Especially challenging, yet at the same time rewarding, are multiphase flow simulations, which provide relative permeability and capillary pressure. Ingrain’s proprietary algorithms accomplish this task in real time, practically as fast as the samples arrive. These algorithms handle fluid phases of drastically different viscosity and surface tension. An example of such a simulation is shown in Figure 3, where the original water-saturated carbonate sample is flooded by oil and then water.

The numerical laboratory

Shown here is the P-wave velocity versus porosity in micritic carbonate measured in the laboratory (red squares) and computed by subsampling small digital images (cyan) circles. The cartoon on the right illustrates the subsampling procedure. Figure 4
One way of attacking the problem of translating results of controlled experiments into the field scale is to conduct these experiments on massive sets of representative rock samples and on samples of varying sizes. The latter is practically impossible in the physical laboratory but very easy in the numerical laboratory.
One approach is to subdivide an imaged and segmented rock into several subsamples (i.e., 2 x 2 x 2 = 8) and conduct digital experiments on each of these subsamples. This provides eight corresponding permeability, electrical conductivity, and elastic-wave velocity values. If these sets of data form a trend and the trend is supported by laboratory and theoretical rock physics, it can be assumed that it will persist at a larger field scale not covered in the experiments.

A striking example of this approach is shown in Figure 4. The experiment was based on three micritic carbonate samples.

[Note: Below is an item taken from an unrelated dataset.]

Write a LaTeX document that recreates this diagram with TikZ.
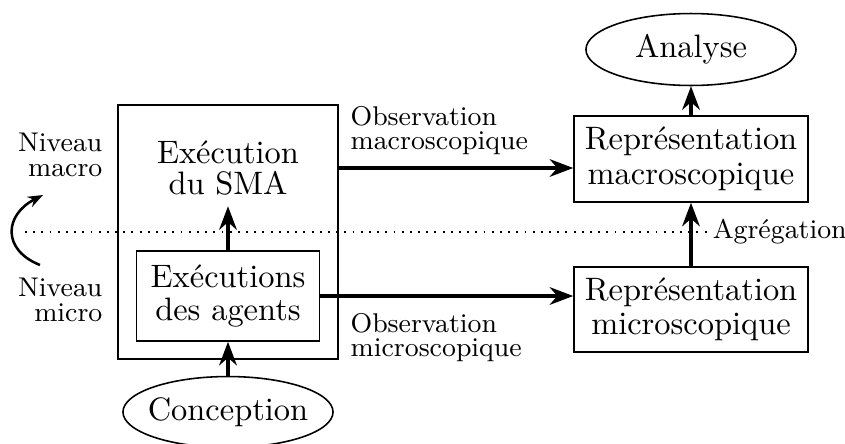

Porosity and velocity were first measured in the laboratory in each one. Next, small fragments of each sample were CT-imaged and their elastic wave velocity computed. These results are shown as red squares in Figure 4. Following this, the segmented images of each of the three original samples were subsampled, and porosity and velocity were computed for each subsample. These results are shown in Figure 4 as blue circles.

This subsampling process helps cover the porosity-range gaps between the original samples and even slightly extend the porosity range outside that present in the three selected samples. Moreover, the velocity-porosity trend evident in these subsamples matches and enriches that established in the original three samples. This trend is supported by a theoretical model relevant to this lithology. It is likely that such trends are applicable at a larger field scale.

Addressing the question of scale is especially challenging in hydrocarbon-producing shales. Shale samples are notoriously difficult to handle in the laboratory. Hence, computational rock physics becomes the leading means of quantifying shale reservoirs from remote sensing. For this reason, Ingrain has formed a Haynesville shale industrial consortium.

Shale samples and cuttings will be imaged at different scales, including macro-, micro-, and nano-CT machines. These images will be used not only to compute the properties of the samples but also to select smaller subsamples representative of different domains of shale. FIB-SEM will be used to image these fragments at the finest scale and then conduct computational experiments. The images and their physical properties will be spatially correlated at all of these scales to obtain a broad database and relations for predicting shale properties and performance in the field. This “panoscopic” approach will ensure the robustness of this pioneering field-oriented project on rock physics of shales.

As the demand for massive and accurate data in the industry rises, such “fearless” computing already significantly complements laboratory experiments and is likely to dominate in the near future.